Let me tell you, there is nothing wrong with girls who want sex early in the dating equation – quite the opposite. And it is men who suffer from the Madonna/whore complex, brought on either by past experiences or stories from others, who are causing these sexually expressive women to wait. So, men, if you happen to be reading this and know a guy like that, then take your beef up with them for the lack of early sex and a rise in women choosing to wait.
These days, women are tested and tempted to see which way they will turn – the good girl or the slut. This kills me because there is nothing wrong with a girl who feels comfortable enough in her own skin to have sex on the first date (as long as it’s for the right reasons, and not as a self-esteem boost or man-trapping tactics). I have a problem with the use of words like ‘slut’ and ‘whore’, as they are labels without definitive structure or boundaries. (How many people do you have to sleep with in order to be labelled a slut? More than just one?) But it’s this test, this experience of “he never called back” or fear of being labelled that encourages women to keep their legs closed. In many situations, I don’t think women withhold for lack of want, but rather because of a fear of the consequences if they do sleep with someone on a first date. Fear is one of the best ways to control women, especially when it comes to sex, and we need to acknowledge this fear when it rears its ugly head. Are you waiting because you want to get to know him better; to feel more connected; to feel comfortable being naked with him; to know his sexual history; or simply to have something to look forward to in a new relationship? Or are you waiting because you are fearful of what he might think if you give it up too soon (regardless of the fact that he is the one wanting it)?

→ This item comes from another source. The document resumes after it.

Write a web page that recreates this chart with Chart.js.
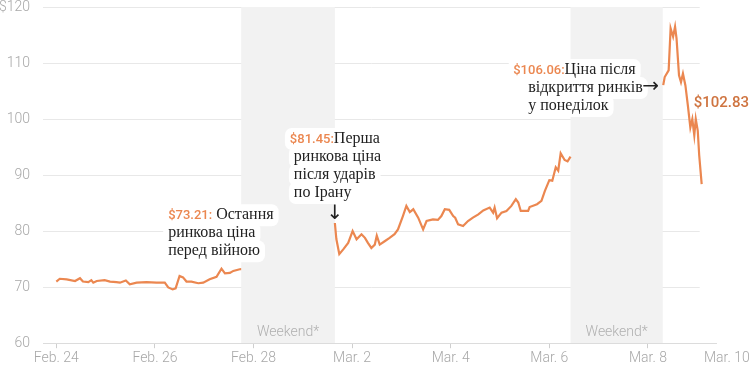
<!DOCTYPE html>
<html>
<head>
<meta charset="utf-8">
<script src="https://cdn.jsdelivr.net/npm/chart.js@4/dist/chart.umd.min.js"></script>
<style>
  html, body { margin: 0; padding: 0; background: #fff; }
  #wrap { width: 750px; height: 373px; position: relative; }
</style>
</head>
<body>
<div id="wrap"><canvas id="grafico"></canvas></div>
<script>
// dias contados desde Feb. 24 00:00, precio del barril en dolares
const seg1Days = [0.00, 0.07, 0.21, 0.38, 0.48, 0.54, 0.65, 0.71, 0.75, 0.82, 0.98, 1.09, 1.22, 1.29, 1.41, 1.49, 1.63, 1.83, 2.03, 2.20, 2.27, 2.36, 2.42, 2.50, 2.57, 2.64, 2.74, 2.88, 2.98, 3.11, 3.25, 3.35, 3.42, 3.52, 3.59, 3.72, 3.75];
const seg1Prices = [71.0, 71.5, 71.4, 71.1, 71.6, 71.0, 70.9, 71.25, 70.8, 71.1, 71.25, 71.0, 70.9, 70.8, 71.2, 70.5, 70.8, 70.9, 70.8, 70.8, 69.95, 69.6, 69.8, 72.0, 71.75, 71.0, 71.0, 70.7, 70.8, 71.4, 71.85, 73.3, 72.45, 72.55, 72.9, 73.2, 73.21];

const seg2Days = [5.65, 5.68, 5.74, 5.82, 5.92, 6.01, 6.09, 6.19, 6.26, 6.32, 6.39, 6.46, 6.50, 6.56, 6.66, 6.76, 6.86, 6.93, 7.03, 7.10, 7.17, 7.24, 7.34, 7.44, 7.51, 7.64, 7.74, 7.81, 7.88, 7.97, 8.05, 8.09, 8.15, 8.25, 8.35, 8.45, 8.56, 8.66, 8.79, 8.86, 8.89, 8.94, 9.03, 9.13, 9.23, 9.32, 9.37, 9.42, 9.57, 9.60, 9.75, 9.84, 9.91, 10.00, 10.06, 10.13, 10.18, 10.23, 10.31, 10.37, 10.43];
const seg2Prices = [81.45, 78.6, 75.9, 76.75, 77.9, 80.0, 78.55, 79.45, 78.8, 77.9, 77.0, 77.6, 79.2, 77.6, 78.2, 78.8, 79.45, 80.3, 82.7, 84.5, 83.4, 83.9, 82.4, 80.3, 81.8, 82.1, 82.0, 82.7, 83.9, 83.8, 82.7, 82.4, 81.2, 80.9, 81.8, 82.4, 83.0, 83.7, 84.2, 83.3, 84.2, 82.3, 83.3, 83.6, 84.5, 85.7, 85.1, 83.6, 83.6, 84.3, 84.8, 85.4, 87.2, 89.1, 89.0, 91.4, 90.8, 93.9, 92.7, 92.45, 93.3];

const seg3Days = [12.31, 12.34, 12.42, 12.46, 12.51, 12.55, 12.58, 12.63, 12.67, 12.71, 12.76, 12.81, 12.86, 12.90, 12.94, 12.97, 13.01, 13.04, 13.09];
const seg3Prices = [106.06, 107.5, 108.7, 116.2, 114.7, 116.5, 114.4, 107.8, 106.6, 108.1, 106.0, 102.4, 98.5, 100.0, 97.1, 100.0, 97.95, 93.5, 88.4];

// etiquetas del eje X (la ultima va pegada al borde como en el original)
const tickDays = [0, 2, 4, 6, 8, 10, 12, 13.6];
const tickLabels = ["Feb. 24", "Feb. 26", "Feb. 28", "Mar. 2", "Mar. 4", "Mar. 6", "Mar. 8", "Mar. 10"];
const yTicks = [60, 70, 80, 90, 100, 110, 120];

// fines de semana (inicio, fin) en dias
const weekendBands = [[3.75, 5.65], [10.43, 12.3]];
const gridEndDay = 13.05;
const axisEndDay = 13.4;

const lastPrice = 102.83;

const orange = "#eb8750";
const sansFont = "500 13px Roboto";
const serifFont = "16px 'Liberation Serif'";
const arrowFont = "20px 'DejaVu Sans'";

function toPoints(days, prices) {
    return days.map((d, i) => ({ x: d, y: prices[i] }));
}

// dibuja una nota: cada linea tiene partes con su fuente y color
function drawNote(ctx, lines, x0, y0) {
    const lh = 18;
    lines.forEach((line, i) => {
        let w = 0;
        line.parts.forEach(p => { ctx.font = p.font; w += ctx.measureText(p.text).width; });
        const bx = x0 + (line.dx || 0);
        const by = y0 + i * lh;
        ctx.fillStyle = "#fff";
        ctx.beginPath();
        ctx.roundRect(bx - 5, by - 15, w + 10, lh + 4, 7);
        ctx.fill();
    });
    lines.forEach((line, i) => {
        let cx = x0 + (line.dx || 0);
        const by = y0 + i * lh;
        line.parts.forEach(p => {
            ctx.font = p.font;
            ctx.fillStyle = p.color;
            ctx.fillText(p.text, cx, by);
            cx += ctx.measureText(p.text).width;
        });
    });
}

const decor = {
    id: "decor",
    beforeDatasetsDraw(chart) {
        const { ctx, chartArea: a, scales: { x, y } } = chart;
        ctx.save();
        // lineas horizontales
        ctx.strokeStyle = "#e8e8e8";
        ctx.lineWidth = 1;
        yTicks.slice(1).forEach(v => {
            const py = Math.round(y.getPixelForValue(v)) + 0.5;
            ctx.beginPath();
            ctx.moveTo(a.left, py);
            ctx.lineTo(x.getPixelForValue(gridEndDay), py);
            ctx.stroke();
        });
        // bandas de fin de semana
        weekendBands.forEach(([s, e]) => {
            const x0 = x.getPixelForValue(s), x1 = x.getPixelForValue(e);
            ctx.fillStyle = "#f2f2f2";
            ctx.fillRect(x0, a.top, x1 - x0, a.bottom - a.top);
            ctx.fillStyle = "#b0b0b0";
            ctx.font = "300 14px Roboto";
            ctx.textAlign = "center";
            ctx.textBaseline = "alphabetic";
            ctx.fillText("Weekend*", (x0 + x1) / 2, a.bottom - 7);
        });
        // linea del eje X
        const by = Math.round(y.getPixelForValue(60)) + 0.5;
        ctx.strokeStyle = "#dcdcdc";
        ctx.beginPath();
        ctx.moveTo(a.left, by);
        ctx.lineTo(x.getPixelForValue(axisEndDay), by);
        ctx.stroke();
        ctx.restore();
    },
    afterDatasetsDraw(chart) {
        const { ctx, scales: { x, y } } = chart;
        ctx.save();
        ctx.textAlign = "left";
        ctx.textBaseline = "alphabetic";

        const p1x = x.getPixelForValue(seg1Days[seg1Days.length - 1]);
        const p1y = y.getPixelForValue(seg1Prices[seg1Prices.length - 1]);
        drawNote(ctx, [
            { parts: [{ text: "$73.21:", font: sansFont, color: orange }, { text: " Остання", font: serifFont, color: "#222" }] },
            { parts: [{ text: "ринкова ціна", font: serifFont, color: "#222" }] },
            { parts: [{ text: "перед війною", font: serifFont, color: "#222" }] }
        ], p1x - 73, p1y - 50);

        const p2x = x.getPixelForValue(seg2Days[0]);
        const p2y = y.getPixelForValue(seg2Prices[0]);
        drawNote(ctx, [
            { parts: [{ text: "$81.45:", font: sansFont, color: orange }, { text: "Перша", font: serifFont, color: "#222" }] },
            { dx: 4, parts: [{ text: "ринкова ціна", font: serifFont, color: "#222" }] },
            { dx: 4, parts: [{ text: "після ударів", font: serifFont, color: "#222" }] },
            { dx: 4, parts: [{ text: "по Ірану", font: serifFont, color: "#222" }] }
        ], p2x - 45, p2y - 80);
        ctx.font = arrowFont;
        ctx.fillStyle = "#222";
        ctx.textAlign = "center";
        ctx.fillText("↓", p2x, p2y - 4);
        ctx.textAlign = "left";

        const p3x = x.getPixelForValue(seg3Days[0]);
        const p3y = y.getPixelForValue(seg3Prices[0]);
        drawNote(ctx, [
            { parts: [{ text: "$106.06:", font: sansFont, color: orange }, { text: "Ціна після", font: serifFont, color: "#222" }] },
            { dx: 15, parts: [{ text: "відкриття ринків", font: serifFont, color: "#222" }] },
            { dx: 15, parts: [{ text: "у понеділок", font: serifFont, color: "#222" }] }
        ], p3x - 150, p3y - 11);
        ctx.font = arrowFont;
        ctx.fillStyle = "#222";
        ctx.fillText("→", p3x - 21, p3y + 7);

        // precio final
        ctx.font = "500 15px Roboto";
        ctx.fillStyle = "#cf7440";
        ctx.fillText("$" + lastPrice.toFixed(2), x.getPixelForValue(seg3Days[seg3Days.length - 1]) - 8, y.getPixelForValue(lastPrice) + 4);
        ctx.restore();
    }
};

const lineStyle = {
    borderColor: orange,
    borderWidth: 2.2,
    pointRadius: 0,
    tension: 0,
    fill: false
};

new Chart(document.getElementById("grafico"), {
    type: "line",
    data: {
        datasets: [
            { ...lineStyle, data: toPoints(seg1Days, seg1Prices) },
            { ...lineStyle, data: toPoints(seg2Days, seg2Prices) },
            { ...lineStyle, data: toPoints(seg3Days, seg3Prices) }
        ]
    },
    options: {
        responsive: true,
        maintainAspectRatio: false,
        animation: false,
        layout: { padding: { left: 0, right: 0, top: 0, bottom: 4 } },
        plugins: { legend: { display: false }, tooltip: { enabled: false } },
        scales: {
            x: {
                type: "linear",
                min: -0.27,
                max: 14.07,
                afterBuildTicks: scale => { scale.ticks = tickDays.map(v => ({ value: v })); },
                afterFit: scale => { scale.paddingLeft = 0; scale.paddingRight = 0; },
                ticks: {
                    autoSkip: false,
                    maxRotation: 0,
                    padding: 2,
                    color: "#a8a8a8",
                    font: { family: "Roboto", size: 14, weight: "300" },
                    callback: (v, i) => tickLabels[i]
                },
                grid: {
                    drawOnChartArea: false,
                    tickLength: 5,
                    tickColor: c => (c.index === tickDays.length - 1 ? "rgba(0,0,0,0)" : "#cfcfcf")
                },
                border: { display: false }
            },
            y: {
                min: 60,
                max: 120,
                afterBuildTicks: scale => { scale.ticks = yTicks.map(v => ({ value: v })); },
                afterFit: scale => { scale.width = 43; scale.paddingTop = 7; },
                ticks: {
                    padding: 5,
                    color: "#a8a8a8",
                    font: { family: "Roboto", size: 14, weight: "300", lineHeight: 1 },
                    callback: v => (v === 120 ? "$120" : String(v))
                },
                grid: { display: false },
                border: { display: false }
            }
        }
    },
    plugins: [decor]
});
</script>
</body>
</html>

I was told of a man (and I’m sure there are many more out there) who tries to have sex with a girl on the first date and, if she does, she’s too slutty and he won’t date her. Hello? He was the one trying to have sex with her in the first place? News Flash: women are just as sexual (if not more) than men – it’s just that society encourages them to inhibit and hide their sexual desires. And empowering women to explore their sexuality and to let their natural desires run free only makes this part of dating a moral whirlwind.
I can preach to you to do to what you want sexually but in this instance, I have to warn you that your natural urges and sexual choices could be used against you. And it just doesn’t seem fair. For some men, the exact thing they’re asking for (or, in my case, begging for) is the one thing that can halt the possibility of a future relationship. And all because you have given them want they wanted?
So, when is the right time to have sex? On what date number should you be taking him into bed? I have one friend who makes guys wait five dates, and another who slept with her now-husband on the first night. I’m not saying her situation is a precedent, but it does prove that getting down and dirty on the first date is not always a fast-train to Slutsville.
As a sexologist, all I can advise is for you to do what you want (I feel like I just told a 10-year-old kid to stay up late and eat chocolate). The only thing is to make sure you’re doing it for the right reasons. Don’t do it so a guy will like you, or because you feel it will keep him around. But do it when your intuition tells you it’s right. And know, that just like a 10-year-old staying up and eating chocolate all night, sex too early can also have negative consequences, and the key to negotiating those is to be aware of them. I wish I could change the way minds work but, for now, all I can do is present this dating injustice to you. Just like age is just a number, so, too, is the amount of dates you have before sex. It’s what’s going on emotionally between you and your partner that counts, however long you have known each other for.